### Given problem
Begin with the first line of the material and write out each line exactly, ending with the line that contains "import plotly.graph_objects as go". Pictures are not part of the copy.

____ Supplied material

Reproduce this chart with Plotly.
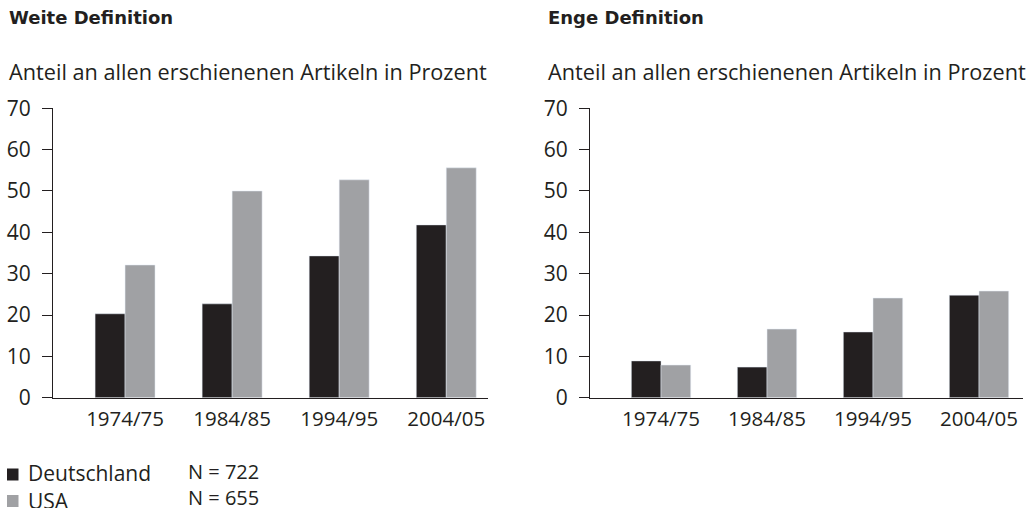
import plotly.graph_objects as go

categories = ["1974/75", "1984/85", "1994/95", "2004/05"]
weit_de = [20.3, 22.7, 34.3, 41.8]
weit_us = [32.1, 50.0, 52.7, 55.6]
eng_de = [8.9, 7.4, 15.9, 24.8]
eng_us = [7.9, 16.6, 24.1, 25.8]
series_names = ["Deutschland", "USA"]
n_labels = ["N = 722", "N = 655"]
panel_titles = ["Weite Definition", "Enge Definition"]
y_title = "Anteil an allen erschienenen Artikeln in Prozent"
y_ticks = [0, 10, 20, 30, 40, 50, 60, 70]

DARK = "#231f20"
GRAY = "#a0a1a4"
SERIES_COLORS = [DARK, GRAY]
FONT = "Open Sans"
W, H = 1030, 508

fig = go.Figure()
fig.add_trace(go.Bar(x=categories, y=weit_de, name=series_names[0], marker_color=DARK,
                     xaxis="x", yaxis="y", showlegend=False))
fig.add_trace(go.Bar(x=categories, y=weit_us, name=series_names[1], marker_color=GRAY,
                     xaxis="x", yaxis="y", showlegend=False))
fig.add_trace(go.Bar(x=categories, y=eng_de, name=series_names[0], marker_color=DARK,
                     xaxis="x2", yaxis="y2", showlegend=False))
fig.add_trace(go.Bar(x=categories, y=eng_us, name=series_names[1], marker_color=GRAY,
                     xaxis="x2", yaxis="y2", showlegend=False))

def px_x(p):
    return p / W

def px_y(p):
    return 1 - p / H

y_dom = [px_y(397.7), px_y(108.3)]

xcommon = dict(type="category", showline=True, linecolor=DARK, linewidth=1, ticks="",
               showgrid=False, zeroline=False, automargin=False,
               tickfont=dict(family=FONT, size=20.5, color=DARK), ticklabelstandoff=3)
ycommon = dict(range=[0, 70], tickvals=y_ticks, showline=True, linecolor=DARK, linewidth=1,
               ticks="outside", ticklen=10, tickcolor=DARK, tickwidth=1, showgrid=False,
               zeroline=False, automargin=False,
               tickfont=dict(family=FONT, size=21, color=DARK), ticklabelstandoff=7)

fig.update_layout(
    width=W, height=H,
    margin=dict(l=0, r=0, t=0, b=0, autoexpand=False),
    paper_bgcolor="white", plot_bgcolor="white",
    barmode="group", bargap=0.44, bargroupgap=0,
    font=dict(family=FONT, color=DARK, size=21),
    showlegend=False,
    xaxis=dict(domain=[px_x(53), px_x(488)], range=[-0.673, 3.39], anchor="y", **xcommon),
    yaxis=dict(domain=y_dom, anchor="x", **ycommon),
    xaxis2=dict(domain=[px_x(590), px_x(1023)], range=[-0.67, 3.415], anchor="y2", **xcommon),
    yaxis2=dict(domain=y_dom, anchor="x2", **ycommon),
)

annotations = []
for title, xp in zip(panel_titles, [6.5, 546]):
    annotations.append(dict(text="<b>" + title + "</b>", x=px_x(xp), y=px_y(17.5), xref="paper", yref="paper",
                            xanchor="left", yanchor="middle", showarrow=False,
                            font=dict(family="DejaVu Sans", size=18, color=DARK)))
    annotations.append(dict(text=y_title, x=px_x(xp), y=px_y(72), xref="paper", yref="paper",
                            xanchor="left", yanchor="middle", showarrow=False,
                            font=dict(family=FONT, size=21.7, color=DARK)))
# legend (swatches + labels) and sample sizes
shapes = []
for name, col, yc, ty in zip(series_names, SERIES_COLORS, [474.5, 501], [472.5, 500.5]):
    shapes.append(dict(type="rect", xref="paper", yref="paper",
                       x0=px_x(7), x1=px_x(18.5), y0=px_y(yc - 6), y1=px_y(yc + 6),
                       fillcolor=col, line=dict(width=0)))
    annotations.append(dict(text=name, x=px_x(26), y=px_y(ty), xref="paper", yref="paper",
                            xanchor="left", yanchor="middle", showarrow=False,
                            font=dict(family=FONT, size=21, color=DARK)))
annotations.append(dict(text="<br>".join(n_labels), x=px_x(186), y=px_y(484), xref="paper", yref="paper",
                        xanchor="left", yanchor="middle", align="left", showarrow=False,
                        font=dict(family=FONT, size=20, color=DARK)))
fig.update_layout(annotations=annotations, shapes=shapes)

fig.write_html("out.html", config={"displayModeBar": False},
               post_script="document.body.style.margin='0';document.body.style.overflow='hidden';")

________

### Full solution
Reproduce this chart with Plotly.
import plotly.graph_objects as go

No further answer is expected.